Dáil debates

Thursday, 2 December 2021

Finance Bill 2021: Report Stage (Resumed) and Final Stage

 

2:50 pm

Photo of Richard Boyd BarrettRichard Boyd Barrett (Dún Laoghaire, People Before Profit Alliance) | Oireachtas source

Deputy Farrell has made most of the points and it is her and Deputy Doherty's amendment. My wider view on banks is that, after we bailed them out, we should have kept them in public ownership, taken them over and developed a not-for-profit banking system. These private banks we bailed out are carrying losses forward and dramatically reducing their tax liabilities year on year. Then their customers pay the highest interest rates anywhere in Europe and they are ruthless when it comes to dealing with their customers. For example, they unload their portfolios of loans to vulture funds. How they get tax breaks is obnoxious to me, but that is an aside.

The Committee on Budgetary Oversight has agreed, whatever about our views on particular tax reliefs and allowances, that they should be seriously scrutinised regularly to assess whether those reliefs, allowances and tax credits are justifiable. While the Minister will clearly not undertake to compile this report, or many of the reports we are looking for, there is agreement in the committee that we need to look at these things because they go under the radar and have gone under the radar for long periods of time. Whereas we rightly have a lot of scrutiny of direct expenditure measures during the budget, we have far less scrutiny of tax reliefs, allowances, deductions and so on and whether they are justified. The issues at stake in these myriad reliefs are as big as the direct expenditure issues.

A wide body of opinion is expressing the same view, namely that we need to study these things in a serious way and on an ongoing basis to assess if these measures are delivering on the objectives for which such reliefs, allowances and deductions were originally established.

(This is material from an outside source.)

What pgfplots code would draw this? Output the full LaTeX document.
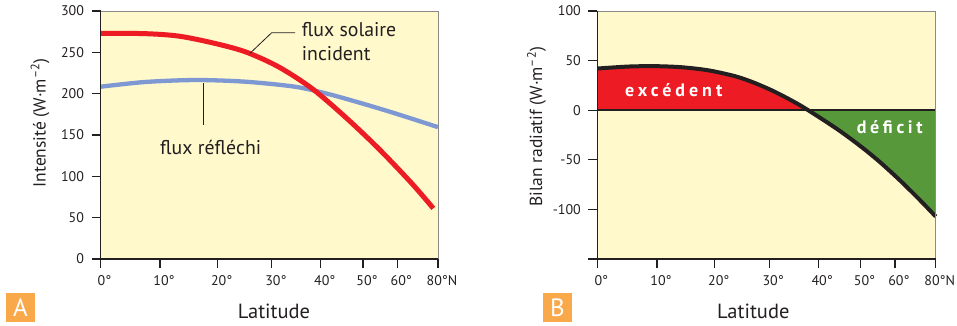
\documentclass[border=0pt]{standalone}
\usepackage{fontspec}
\setmainfont{PT Sans}
\usepackage{pgfplots}
\pgfplotsset{compat=1.18}
\definecolor{bgy}{HTML}{FFF9CC}
\definecolor{dark}{HTML}{231F20}
\definecolor{redc}{HTML}{ED1C24}
\definecolor{bluec}{HTML}{7D98D2}
\definecolor{greenc}{HTML}{57993A}
\definecolor{orangec}{HTML}{F9A84A}
\definecolor{frameg}{HTML}{8A8A8A}
\pgfplotsset{
  panel/.style={
    scale only axis, height=248pt, clip=false,
    axis line style={draw=none},
    axis background/.style={fill=bgy},
    tick align=outside, xtick pos=bottom, ytick pos=left,
    major tick length=9pt,
    tick style={draw=dark, line width=1.2pt},
    tick label style={font=\fontsize{14}{16}\selectfont, text=dark},
    /pgf/number format/assume math mode=true,
    xmin=0, xmax=0.98481,
    xtick={0,0.17365,0.34202,0.5,0.64279,0.76604,0.86603,0.98481},
    xticklabels={0°,10°,20°,30°,40°,50°,60°,80°N},
    xticklabel style={xshift=4pt, yshift=-4pt},
    yticklabel style={xshift=-4pt},
  }
}
\begin{document}
\begin{tikzpicture}[x=1pt,y=1pt]
\useasboundingbox (0,0) rectangle (957,325);
% ---------------- Panel A ----------------
\begin{axis}[panel, at={(100.5pt,66pt)}, anchor=south west, width=337.5pt,
  ymin=0, ymax=300, ytick={0,50,100,150,200,250,300}]
\addplot[bluec, line width=4.3pt, smooth] coordinates {
(0,208.4) (0.1298,214.1) (0.2757,216.5) (0.4216,214.5) (0.5675,208.4)
(0.6647,199.6) (0.7622,188.3) (0.8593,176.2) (0.98481,159.5)};
\addplot[redc, line width=5pt, smooth] coordinates {
(0,273) (0.1298,272.6) (0.227,269.7) (0.3245,261.7) (0.4216,250.8)
(0.5188,232.6) (0.6163,206.5) (0.7134,172.1) (0.8106,133.9)
(0.908,91.6) (0.9711,61.3)};
\draw[frameg, line width=0.9pt] (rel axis cs:0,1) -- (rel axis cs:1,1) -- (rel axis cs:1,0);
\draw[dark, line width=1.6pt] (rel axis cs:0,1) -- (rel axis cs:0,0) -- (rel axis cs:1,0);
\end{axis}
% ---------------- Panel B ----------------
\begin{axis}[panel, at={(597.3pt,66pt)}, anchor=south west, width=338.4pt,
  ymin=-150, ymax=100, ytick={-150,-100,-50,0,50,100},
  yticklabels={,-100,-50,0,50,100}]
\addplot[fill=redc, draw=none, smooth] coordinates {
(0,42) (0.09,44) (0.168,44.4) (0.2456,43.3) (0.3231,40.2)
(0.4007,34.3) (0.454,28) (0.5122,19.3) (0.57,8.9) (0.6136,0)} \closedcycle;
\addplot[fill=greenc, draw=none, smooth] coordinates {
(0.6136,0) (0.70,-19.5) (0.77,-37.4) (0.8227,-52.4) (0.88,-70.5)
(0.9391,-90.7) (0.98481,-107.2)} \closedcycle;
\addplot[dark, line width=2pt] coordinates {(0,0) (0.98481,0)};
\addplot[dark, line width=4pt, smooth] coordinates {
(0,42) (0.09,44) (0.168,44.4) (0.2456,43.3) (0.3231,40.2)
(0.4007,34.3) (0.454,28) (0.5122,19.3) (0.57,8.9) (0.6136,0)
(0.70,-19.5) (0.77,-37.4) (0.8227,-52.4) (0.88,-70.5) (0.9391,-90.7) (0.98481,-107.2)};
\draw[frameg, line width=0.9pt] (rel axis cs:0,1) -- (rel axis cs:1,1) -- (rel axis cs:1,0);
\draw[dark, line width=1.6pt] (rel axis cs:0,1) -- (rel axis cs:0,0) -- (rel axis cs:1,0);
\end{axis}
% ---------------- Texts ----------------
\node[anchor=base west, text=dark, font=\fontsize{19.8}{19.8}\selectfont, inner sep=0] at (301.7,288.3) {flux solaire};
\node[anchor=base west, text=dark, font=\fontsize{19.8}{19.8}\selectfont, inner sep=0] at (301.7,264.3) {incident};
\draw[dark, line width=0.8pt] (295,292.3) -- (271.7,292.3) -- (250,271.7);
\node[anchor=base west, text=dark, font=\fontsize{19.8}{19.8}\selectfont, inner sep=0] at (160,170.7) {flux réfléchi};
\draw[dark, line width=0.8pt] (203.3,241.7) -- (203.3,200);
\node[anchor=base west, text=white, font=\fontsize{18}{18}\selectfont\bfseries\addfontfeatures{LetterSpace=22}, inner sep=0] at (625,228.3) {excédent};
\node[anchor=base west, text=white, font=\fontsize{18}{18}\selectfont\bfseries\addfontfeatures{LetterSpace=20}, inner sep=0] at (856.7,191.7) {déficit};
\node[rotate=90, text=dark, font=\fontsize{17.5}{17.5}\selectfont] at (40,202) {Intensité (W·m\textsuperscript{–2})};
\node[rotate=90, text=dark, font=\fontsize{17.5}{17.5}\selectfont] at (536.5,198.3) {Bilan radiatif (W·m\textsuperscript{–2})};
\node[anchor=base, text=dark, font=\fontsize{20.5}{20.5}\selectfont, inner sep=0] at (274,7) {Latitude};
\node[anchor=base, text=dark, font=\fontsize{20.5}{20.5}\selectfont, inner sep=0] at (753.3,7) {Latitude};
\node[fill=orangec, text=white, minimum size=29pt, inner sep=0, font=\fontsize{25}{25}\selectfont] at (20.5,17.5) {A};
\node[fill=orangec, text=white, minimum size=29pt, inner sep=0, font=\fontsize{25}{25}\selectfont] at (557.5,17.5) {B};
\end{tikzpicture}
\end{document}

In this case, are they delivering a good banking sector for us? That is a good question, is it not? A lot of people might seriously ask that question. I was asking about films earlier on but there are many reliefs and we need seriously to scrutinise them. I ask the Minister to consider that and he knows the committee is asking for that. Some of this work has been done in tax strategy papers, but on an ongoing and systematic basis we need to study, scrutinise and assess these tax reliefs, which effectively are a shadow budget that does not get the same level of scrutiny as the conventional budget we hear about on budget day.